### Dataset extract
** Start **

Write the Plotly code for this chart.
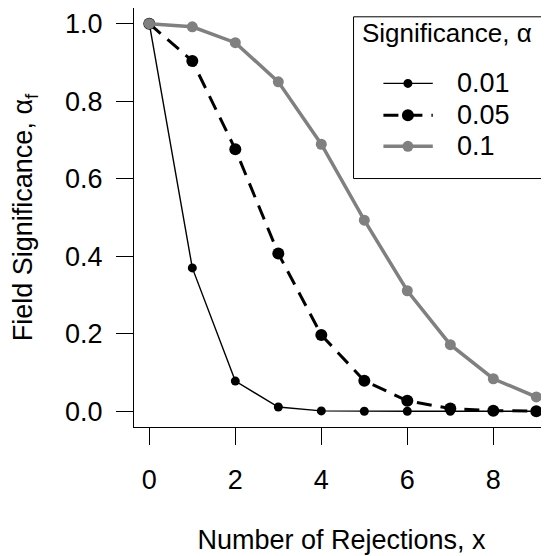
import plotly.graph_objects as go

# Data
rejections = [0, 1, 2, 3, 4, 5, 6, 7, 8, 9, 10]
alpha_001 = [1.0, 0.370, 0.078, 0.011, 0.001, 0.0, 0.0, 0.0, 0.0, 0.0, 0.0]
alpha_005 = [1.0, 0.904, 0.676, 0.407, 0.197, 0.079, 0.027, 0.007, 0.0015, 0.0003, 0.0]
alpha_010 = [1.0, 0.992, 0.951, 0.850, 0.689, 0.493, 0.311, 0.172, 0.084, 0.037, 0.015]
series_names = ["0.01", "0.05", "0.1"]
x_ticks = [0, 2, 4, 6, 8]
y_ticks = [0.0, 0.2, 0.4, 0.6, 0.8, 1.0]
y_tick_labels = ["0.0", "0.2", "0.4", "0.6", "0.8", "1.0"]
legend_title = "Significance, α"

FONT = "Liberation Sans, Arial, Helvetica, sans-serif"
FS = 27
GRAY = "#808080"

styles = [
    dict(line=dict(color="black", width=1.4), marker=dict(color="black", size=9, line=dict(width=0))),
    dict(line=dict(color="black", width=3, dash="15px,9px"), marker=dict(color="black", size=12, line=dict(width=0))),
    dict(line=dict(color=GRAY, width=3.5), marker=dict(color=GRAY, size=11, line=dict(width=0))),
]
series = [alpha_001, alpha_005, alpha_010]

fig = go.Figure()
for name, vals, st in zip(series_names, series, styles):
    fig.add_trace(go.Scatter(x=rejections, y=vals, name=name, mode="lines+markers",
                             line=st["line"], marker=st["marker"]))

# Legend drawn as a boxed key (paper coordinates of the plot area)
shapes = [dict(type="rect", xref="paper", yref="paper", x0=0.529, x1=0.992, y0=0.593, y1=0.979,
               line=dict(color="black", width=1), fillcolor="white", layer="above")]
annotations = [dict(text=legend_title, xref="paper", yref="paper", x=0.545, y=0.940,
                    xanchor="left", yanchor="middle", showarrow=False,
                    font=dict(family=FONT, size=FS - 1, color="black"))]
entry_y = [0.820, 0.744, 0.670]
for name, st, ey in zip(series_names, styles, entry_y):
    ln = st["line"]
    shapes.append(dict(type="line", xref="paper", yref="paper", x0=0.601, x1=0.720, y0=ey, y1=ey,
                       line=dict(color=ln["color"], width=ln["width"], dash=ln.get("dash", "solid")),
                       layer="above"))
    r = st["marker"]["size"] / 2
    shapes.append(dict(type="circle", xref="paper", yref="paper", xsizemode="pixel", ysizemode="pixel",
                       xanchor=0.660, yanchor=ey, x0=-r, x1=r, y0=-r, y1=r,
                       fillcolor=st["marker"]["color"], line=dict(width=0), layer="above"))
    annotations.append(dict(text=name, xref="paper", yref="paper", x=0.774, y=ey,
                            xanchor="left", yanchor="middle", showarrow=False,
                            font=dict(family=FONT, size=FS, color="black")))

fig.update_layout(
    width=541, height=548,
    margin=dict(l=126, r=0, t=0, b=129, pad=0),
    paper_bgcolor="white", plot_bgcolor="white",
    font=dict(family=FONT, size=FS, color="black"),
    showlegend=False,
    shapes=shapes,
    annotations=annotations,
    xaxis=dict(
        range=[-0.356, 9.295], tickmode="array", tickvals=x_ticks,
        ticks="outside", ticklen=17, tickwidth=1, tickcolor="black",
        showline=True, linecolor="black", linewidth=1, mirror=True,
        showgrid=False, zeroline=False, ticklabelstandoff=12,
        tickfont=dict(family=FONT, size=FS),
        title=dict(text="Number of Rejections, x", standoff=35,
                   font=dict(family=FONT, size=FS)),
    ),
    yaxis=dict(
        range=[-0.0405, 1.0405], tickmode="array", tickvals=y_ticks,
        ticktext=y_tick_labels,
        ticks="outside", ticklen=17, tickwidth=1, tickcolor="black",
        showline=True, linecolor="black", linewidth=1, mirror=False,
        showgrid=False, zeroline=False, ticklabelstandoff=8,
        tickfont=dict(family=FONT, size=FS),
        title=dict(text="Field Significance, α<sub>f</sub>", standoff=32,
                   font=dict(family=FONT, size=FS)),
    ),
)

fig.write_html("out.html")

** End **

### Work to be completed
Output the material word for word, omitting its pictures.

### Exercise solution
Write the Plotly code for this chart.
import plotly.graph_objects as go

# Data
rejections = [0, 1, 2, 3, 4, 5, 6, 7, 8, 9, 10]
alpha_001 = [1.0, 0.370, 0.078, 0.011, 0.001, 0.0, 0.0, 0.0, 0.0, 0.0, 0.0]
alpha_005 = [1.0, 0.904, 0.676, 0.407, 0.197, 0.079, 0.027, 0.007, 0.0015, 0.0003, 0.0]
alpha_010 = [1.0, 0.992, 0.951, 0.850, 0.689, 0.493, 0.311, 0.172, 0.084, 0.037, 0.015]
series_names = ["0.01", "0.05", "0.1"]
x_ticks = [0, 2, 4, 6, 8]
y_ticks = [0.0, 0.2, 0.4, 0.6, 0.8, 1.0]
y_tick_labels = ["0.0", "0.2", "0.4", "0.6", "0.8", "1.0"]
legend_title = "Significance, α"

FONT = "Liberation Sans, Arial, Helvetica, sans-serif"
FS = 27
GRAY = "#808080"

styles = [
    dict(line=dict(color="black", width=1.4), marker=dict(color="black", size=9, line=dict(width=0))),
    dict(line=dict(color="black", width=3, dash="15px,9px"), marker=dict(color="black", size=12, line=dict(width=0))),
    dict(line=dict(color=GRAY, width=3.5), marker=dict(color=GRAY, size=11, line=dict(width=0))),
]
series = [alpha_001, alpha_005, alpha_010]

fig = go.Figure()
for name, vals, st in zip(series_names, series, styles):
    fig.add_trace(go.Scatter(x=rejections, y=vals, name=name, mode="lines+markers",
                             line=st["line"], marker=st["marker"]))

# Legend drawn as a boxed key (paper coordinates of the plot area)
shapes = [dict(type="rect", xref="paper", yref="paper", x0=0.529, x1=0.992, y0=0.593, y1=0.979,
               line=dict(color="black", width=1), fillcolor="white", layer="above")]
annotations = [dict(text=legend_title, xref="paper", yref="paper", x=0.545, y=0.940,
                    xanchor="left", yanchor="middle", showarrow=False,
                    font=dict(family=FONT, size=FS - 1, color="black"))]
entry_y = [0.820, 0.744, 0.670]
for name, st, ey in zip(series_names, styles, entry_y):
    ln = st["line"]
    shapes.append(dict(type="line", xref="paper", yref="paper", x0=0.601, x1=0.720, y0=ey, y1=ey,
                       line=dict(color=ln["color"], width=ln["width"], dash=ln.get("dash", "solid")),
                       layer="above"))
    r = st["marker"]["size"] / 2
    shapes.append(dict(type="circle", xref="paper", yref="paper", xsizemode="pixel", ysizemode="pixel",
                       xanchor=0.660, yanchor=ey, x0=-r, x1=r, y0=-r, y1=r,
                       fillcolor=st["marker"]["color"], line=dict(width=0), layer="above"))
    annotations.append(dict(text=name, xref="paper", yref="paper", x=0.774, y=ey,
                            xanchor="left", yanchor="middle", showarrow=False,
                            font=dict(family=FONT, size=FS, color="black")))

fig.update_layout(
    width=541, height=548,
    margin=dict(l=126, r=0, t=0, b=129, pad=0),
    paper_bgcolor="white", plot_bgcolor="white",
    font=dict(family=FONT, size=FS, color="black"),
    showlegend=False,
    shapes=shapes,
    annotations=annotations,
    xaxis=dict(
        range=[-0.356, 9.295], tickmode="array", tickvals=x_ticks,
        ticks="outside", ticklen=17, tickwidth=1, tickcolor="black",
        showline=True, linecolor="black", linewidth=1, mirror=True,
        showgrid=False, zeroline=False, ticklabelstandoff=12,
        tickfont=dict(family=FONT, size=FS),
        title=dict(text="Number of Rejections, x", standoff=35,
                   font=dict(family=FONT, size=FS)),
    ),
    yaxis=dict(
        range=[-0.0405, 1.0405], tickmode="array", tickvals=y_ticks,
        ticktext=y_tick_labels,
        ticks="outside", ticklen=17, tickwidth=1, tickcolor="black",
        showline=True, linecolor="black", linewidth=1, mirror=False,
        showgrid=False, zeroline=False, ticklabelstandoff=8,
        tickfont=dict(family=FONT, size=FS),
        title=dict(text="Field Significance, α<sub>f</sub>", standoff=32,
                   font=dict(family=FONT, size=FS)),
    ),
)

fig.write_html("out.html")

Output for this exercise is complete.